Two years ago, the US Supreme Court ruled in an Arizona death-penalty case that juries, not judges, must make the decision about whether a convicted murderer should be subjected to capital punishment.

The ruling reversed the sentence of death-row inmate Timothy Ring, and it prompted a number of states to rewrite their capital sentencing procedures to involve juries rather than judges in all pending and future cases.

But the Ring case left open a thorny question. If Mr. Ring's death sentence was meted out in violation of constitutional principles, what about scores of other inmates sentenced to die under similar circumstances? Should their sentences be reversed too?

Monday, the justices take up a second Arizona case to decide whether the court's 2002 decision in the Ring case should be applied retroactively. If a majority of justices answer yes, their ruling could invalidate every death sentence in the US handed down by a judge rather than a jury.

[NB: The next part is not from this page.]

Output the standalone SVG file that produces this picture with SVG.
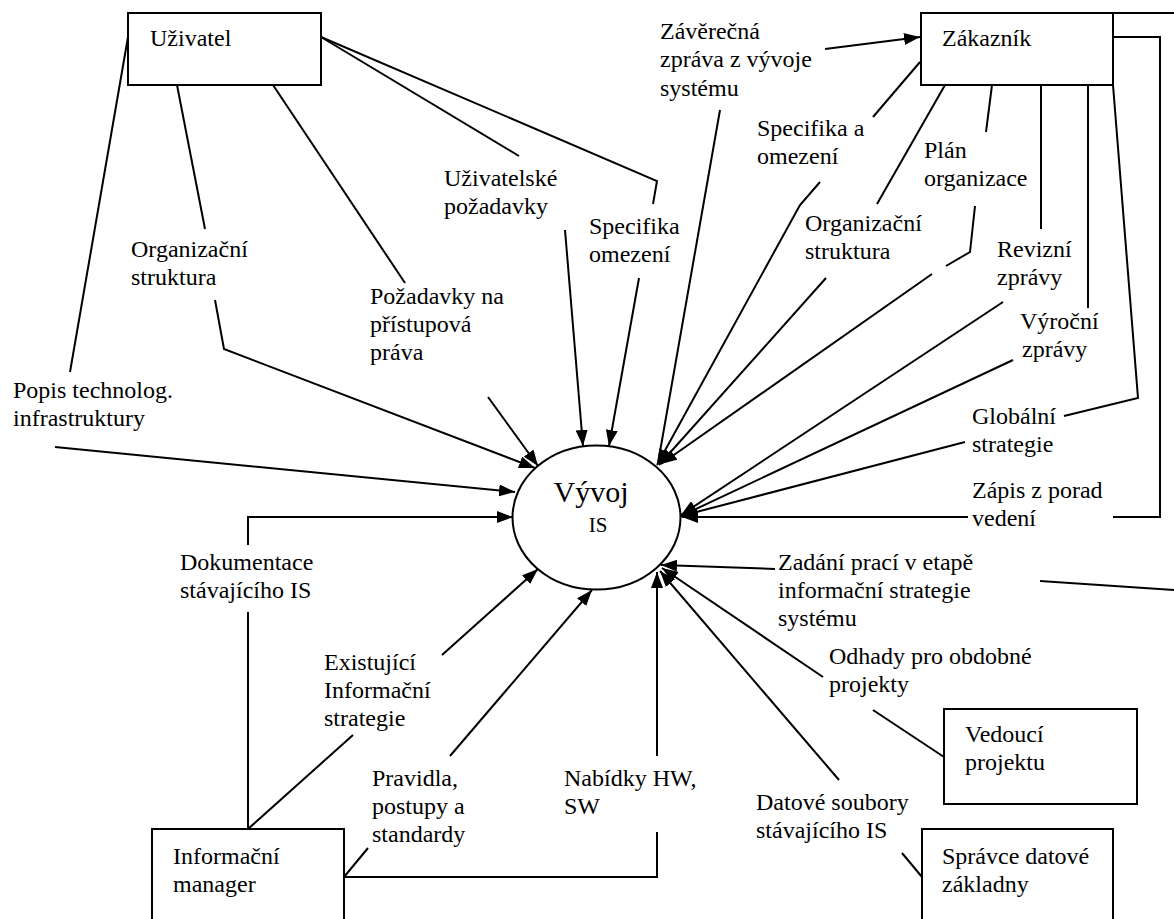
<svg xmlns="http://www.w3.org/2000/svg" width="1174" height="919" viewBox="0 0 1174 919">
  <style>
    .ln { fill: none; stroke: #000; stroke-width: 2; }
    .arr { fill: none; stroke: #000; stroke-width: 2; marker-end: url(#ah); }
    .box { fill: #fff; stroke: #000; stroke-width: 2; }
    text { font-family: "Liberation Serif", "Times New Roman", serif; font-size: 24px; fill: #000; }
    .big { font-size: 30px; }
    .mid { font-size: 21px; }
  </style>
  <defs>
    <marker id="ah" markerUnits="userSpaceOnUse" viewBox="0 0 16 12" markerWidth="16" markerHeight="12" refX="16" refY="6" orient="auto">
      <path d="M0,0 L16,6 L0,12 z" fill="#000"/>
    </marker>
  </defs>

  <rect width="1174" height="919" fill="#fff"/>

  <!-- data flows -->
  <g id="connectors">
    <!-- from Uživatel -->
    <polyline class="ln" points="128,37 70,372"/>
    <line class="arr" x1="55" y1="447" x2="515" y2="492"/>
    <polyline class="ln" points="177,85 205,229"/>
    <polyline class="arr" points="215,300 224,349 535,468"/>
    <polyline class="ln" points="273,85 405,283"/>
    <line class="arr" x1="488" y1="397" x2="538" y2="466"/>
    <polyline class="ln" points="321,37 519,156"/>
    <line class="arr" x1="565" y1="230" x2="583" y2="446"/>
    <polyline class="ln" points="321,37 657,181 653,204"/>
    <line class="arr" x1="639" y1="278" x2="609" y2="446"/>

    <!-- to / from Zákazník -->
    <line class="arr" x1="825" y1="49" x2="920" y2="37"/>
    <line class="ln" x1="720" y1="110" x2="658" y2="463"/>
    <line class="ln" x1="920" y1="62" x2="873" y2="117"/>
    <polyline class="arr" points="820,182 800,205 657,465"/>
    <line class="ln" x1="945" y1="85" x2="877" y2="204"/>
    <line class="arr" x1="826" y1="278" x2="659" y2="465"/>
    <line class="ln" x1="992" y1="85" x2="986" y2="132"/>
    <polyline class="ln" points="975,206 970,252 946,266"/>
    <line class="arr" x1="932" y1="274" x2="661" y2="464"/>
    <line class="ln" x1="1041" y1="85" x2="1041" y2="229"/>
    <line class="arr" x1="1003" y1="302" x2="681" y2="515"/>
    <line class="ln" x1="1088" y1="85" x2="1088" y2="308"/>
    <line class="arr" x1="1013" y1="360" x2="681" y2="516"/>
    <polyline class="ln" points="1113,85 1138,398 1064,416"/>
    <line class="arr" x1="965" y1="442" x2="681" y2="516"/>
    <polyline class="ln" points="1113,37 1160,37 1160,517 1113,517"/>
    <line class="arr" x1="968" y1="517" x2="682" y2="517"/>
    <line class="ln" x1="1113" y1="13" x2="1174" y2="13"/>

    <!-- lower right -->
    <line class="ln" x1="1174" y1="590" x2="1040" y2="581"/>
    <line class="arr" x1="775" y1="569" x2="661" y2="565"/>
    <line class="ln" x1="944" y1="757" x2="873" y2="710"/>
    <line class="arr" x1="823" y1="677" x2="662" y2="568"/>
    <line class="ln" x1="922" y1="877" x2="902" y2="853"/>
    <line class="arr" x1="839" y1="780" x2="660" y2="571"/>

    <!-- from Informační manager -->
    <line class="ln" x1="248" y1="829" x2="248" y2="612"/>
    <polyline class="arr" points="248,545 248,517 513,517"/>
    <line class="ln" x1="248" y1="829" x2="353" y2="735"/>
    <line class="arr" x1="442" y1="655" x2="538" y2="569"/>
    <line class="ln" x1="344" y1="877" x2="368" y2="848"/>
    <line class="arr" x1="450" y1="756" x2="592" y2="590"/>
    <polyline class="ln" points="344,877 657,877 657,832"/>
    <line class="arr" x1="657" y1="756" x2="657" y2="572"/>
  </g>

  <!-- flow labels -->
  <g id="labels">
    <text x="131" y="257">Organizační</text>
    <text x="131" y="285">struktura</text>
    <text x="444" y="186">Uživatelské</text>
    <text x="444" y="214">požadavky</text>
    <text x="589" y="234">Specifika</text>
    <text x="589" y="262">omezení</text>
    <text x="370" y="304">Požadavky na</text>
    <text x="370" y="332">přístupová</text>
    <text x="370" y="360">práva</text>
    <text x="13" y="398">Popis technolog.</text>
    <text x="13" y="426">infrastruktury</text>
    <text x="180" y="570">Dokumentace</text>
    <text x="180" y="598">stávajícího IS</text>
    <text x="324" y="670">Existující</text>
    <text x="324" y="698">Informační</text>
    <text x="324" y="726">strategie</text>
    <text x="372" y="786">Pravidla,</text>
    <text x="372" y="814">postupy a</text>
    <text x="372" y="842">standardy</text>
    <text x="564" y="786">Nabídky HW,</text>
    <text x="564" y="814">SW</text>
    <text x="756" y="810">Datové soubory</text>
    <text x="756" y="838">stávajícího IS</text>
    <text x="660" y="39">Závěrečná</text>
    <text x="660" y="67">zpráva z vývoje</text>
    <text x="660" y="96">systému</text>
    <text x="757" y="136">Specifika a</text>
    <text x="757" y="164">omezení</text>
    <text x="924" y="158">Plán</text>
    <text x="924" y="186">organizace</text>
    <text x="805" y="231">Organizační</text>
    <text x="805" y="259">struktura</text>
    <text x="997" y="257">Revizní</text>
    <text x="997" y="285">zprávy</text>
    <text x="1020" y="329">Výroční</text>
    <text x="1022" y="357">zprávy</text>
    <text x="972" y="424">Globální</text>
    <text x="972" y="452">strategie</text>
    <text x="972" y="498">Zápis z porad</text>
    <text x="972" y="526">vedení</text>
    <text x="778" y="570">Zadání prací v etapě</text>
    <text x="778" y="598">informační strategie</text>
    <text x="778" y="626">systému</text>
    <text x="829" y="664">Odhady pro obdobné</text>
    <text x="829" y="692">projekty</text>
  </g>

  <!-- central process -->
  <g id="vyvoj-is">
    <ellipse cx="596.5" cy="517.5" rx="84" ry="72" fill="#fff" stroke="#000" stroke-width="2"/>
    <text class="big" x="591" y="502" text-anchor="middle">Vývoj</text>
    <text class="mid" x="598" y="532" text-anchor="middle">IS</text>
  </g>

  <!-- external entities -->
  <g id="uzivatel">
    <rect class="box" x="128" y="13" width="193" height="72"/>
    <text x="150" y="46">Uživatel</text>
  </g>
  <g id="zakaznik">
    <rect class="box" x="921" y="13" width="192" height="72"/>
    <text x="942" y="46">Zákazník</text>
  </g>
  <g id="informacni-manager">
    <rect class="box" x="152" y="829" width="192" height="110"/>
    <text x="173" y="864">Informační</text>
    <text x="173" y="892">manager</text>
  </g>
  <g id="vedouci-projektu">
    <rect class="box" x="944" y="709" width="193" height="95"/>
    <text x="965" y="742">Vedoucí</text>
    <text x="965" y="770">projektu</text>
  </g>
  <g id="spravce-datove-zakladny">
    <rect class="box" x="922" y="829" width="191" height="110"/>
    <text x="942" y="864">Správce datové</text>
    <text x="942" y="892">základny</text>
  </g>
</svg>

The case has potential implications for 86 death-row inmates in Arizona, 14 in Idaho, 12 in Nevada, five in Nebraska, and four in Montana. If the high court issues a particularly broad ruling mandating mass resentencings, the case could also affect death-row inmates in Florida, Alabama, Delaware, and Indiana. Some analysts warn that any ruling supporting retroactive application of Ring would trigger constitutional challenges to a wide range of noncapital sentences determined by judges rather than juries, including federal sentencing guidelines.

The case, Schriro v. Summerlin, is not about whether convicted murderers should be set free. Rather, the issue is whether they must be afforded a new sentencing hearing to allow a jury rather than a judge to decide whether they should be put to death or locked away in prison.

"What it comes down to is fairness," says Dale Baich of the Federal Public Defender's Office in Phoenix, which is representing Arizona death-row inmate Warren Wesley Summerlin. "Do you allow some individuals on death row to get the benefit of the Ring decision, and not allow others to get that benefit?"

Results could be the same

Arizona prosecutors have a different view. "Is it fair for the state and society to go through another sentencing when they relied on existing law and did it correctly [the first time]?" says John Pressley Todd, Arizona assistant attorney general. Mr. Todd says that even if Mr. Summerlin is afforded a new sentencing hearing, it is unlikely that any jury would reach a result different from the death sentence issued by the judge.

Summerlin was convicted of raping and bludgeoning to death a bill collector, Brenna Bailey, who came to his home in April 1981. Her body was discovered a day later wrapped in a bedsheet in the trunk of her car. Summerlin's wife identified the bedsheet as having come from the Summerlin home.